В этом же году в Париже состоялась мировая выставка. Германии предоставили право открыть собственный павильон, для подготовки экспозиции было приложено немало усилий, поскольку Гитлер хотел представить свою страну в самом лучшем виде. Несколько раз я летал на встречи со Шпеером, архитектором, руководившим возведением германского павильона. Гитлер особо хотел, чтобы как можно больше его близких соратников посетили выставку, поэтому он выделил значительные суммы в их распоряжение, чтобы они провели неделю в Париже на весьма достойном уровне, чуть ли не купаясь в роскоши.

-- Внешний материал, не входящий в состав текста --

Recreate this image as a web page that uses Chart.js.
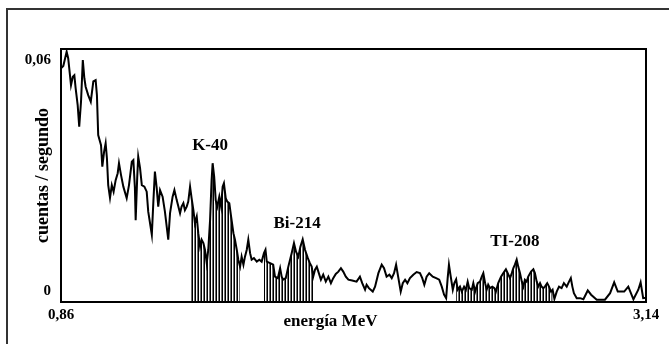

Среди этих посланцев были капитан Видеманн, один из его личных адъютантов, с женой, архитектор профессор Шпеер, мэр Нюрнберга Либль с женой, суперинтендент Канненберг с женой и несколько секретарей, которые работали с Гитлером. Мы сняли комнаты в «Сентрал-отеле» и присутствовали на открытии выставки. Германский и советский павильоны, соперничавшие между собой по размаху, вызвали наибольший интерес у иностранных гостей. Мы там провели целую неделю, и у нас было достаточно времени, чтобы внимательно осмотреть все экспозиции и полюбоваться видами города. Гитлер потребовал от нас предоставить обо всем увиденном исчерпывающий отчет. Он весьма сожалел, что как глава государства не мог лично присутствовать среди посетителей выставки.
Планы для досуга не всегда выполнимы
В июле того же года Гитлер опять смог выкроить несколько дней для отдыха. Он полетел вместе со мной на Варнемюнде, всемирно известный водный курорт в Хайлигендамме. Геббельс также находился там вместе со своей женой и детьми. Гитлер никогда не купался в море, но он каждый день в течение нескольких часов прогуливался по пляжу, беседуя с отдыхающими. Я проводил большую часть времени в воде, поскольку в ней, так же как и в воздухе, я находился в естественной для себя среде. В Варнемюнде мы пробыли неделю.
По воскресеньям в течение летних месяцев Гитлер имел привычку прогуливаться в саду рейхсканцелярии, и я часто сопровождал его во время этих прогулок. Как-то раз во время одной из таких прогулок я спросил его, не надоедает ли ему гулять здесь или в сопровождении какого-нибудь из своих адъютантов. Принимая во внимание обожание и восхищение, которыми его окружали, для него были открыты любые двери и засовы. На это он ответил: «Баур, я это знаю. Но в места, которые я хотел бы посетить, я не могу отправиться. А места, в которые я могу отправиться, я не хочу посещать». Поскольку у меня вопросительно поднялась бровь, он пояснил: «Если я приму приглашение, то рано или поздно хозяйка этого дома придет ко мне с просьбой. И мне будет трудно ей отказать. Однако исполнять ее желания, которые мне не по душе, мне не хочется. Вот почему я избегаю таких приглашений».
Затем он мне рассказал об одном доме в Мюнхене, который хотел бы посетить вновь, но не может себе этого позволить. «В первые годы моей борьбы я жил в доме у одной торговки, которая владела овощным прилавком на Виктуалинмаркет. Когда я приходил по вечерам домой, пожилая женщина сидела за швейной машинкой, латая свою одежду. Как только я появлялся на пороге, она восклицала: „А, господин Гитлер, у вас есть сегодня что-нибудь на ужин?“ И я вынужден был честно отвечать, что нет. „О, бедняга, и когда вы только поумнеете и перестанете заниматься политикой? Я знаю, у вас добрые намерения, но вы же голодаете. В любом случае это для вас неподходящий путь. Вы должны научиться еще чему-нибудь помимо политики. Идите на стройку и там зарабатывайте свой хлеб насущный. Это прокормит вас гораздо лучше, чем политика“. Старая женщина не могла понять всего, но она давала мне бокал пива, немного теплого хлеба и две сосиски по десять пфеннигов каждая. Она ставила тарелку на стол рядом со своей швейной машинкой и говорила: „А теперь, господин Гитлер, садитесь сюда. Вы не умрете с голода, пока вы будете со мной“. Эта добрая душа всегда давала мне что-нибудь поесть, хотя я даже не всегда мог расплатиться с ней за жилье. Она делилась своими крохами с остальными бедными людьми, даже не думая о том, что однажды ее добрые дела могут быть вознаграждены. Вот видишь, Баур, я хотел бы пойти к этой старой женщине опять, но, поскольку я теперь канцлер, я не могу этого сделать».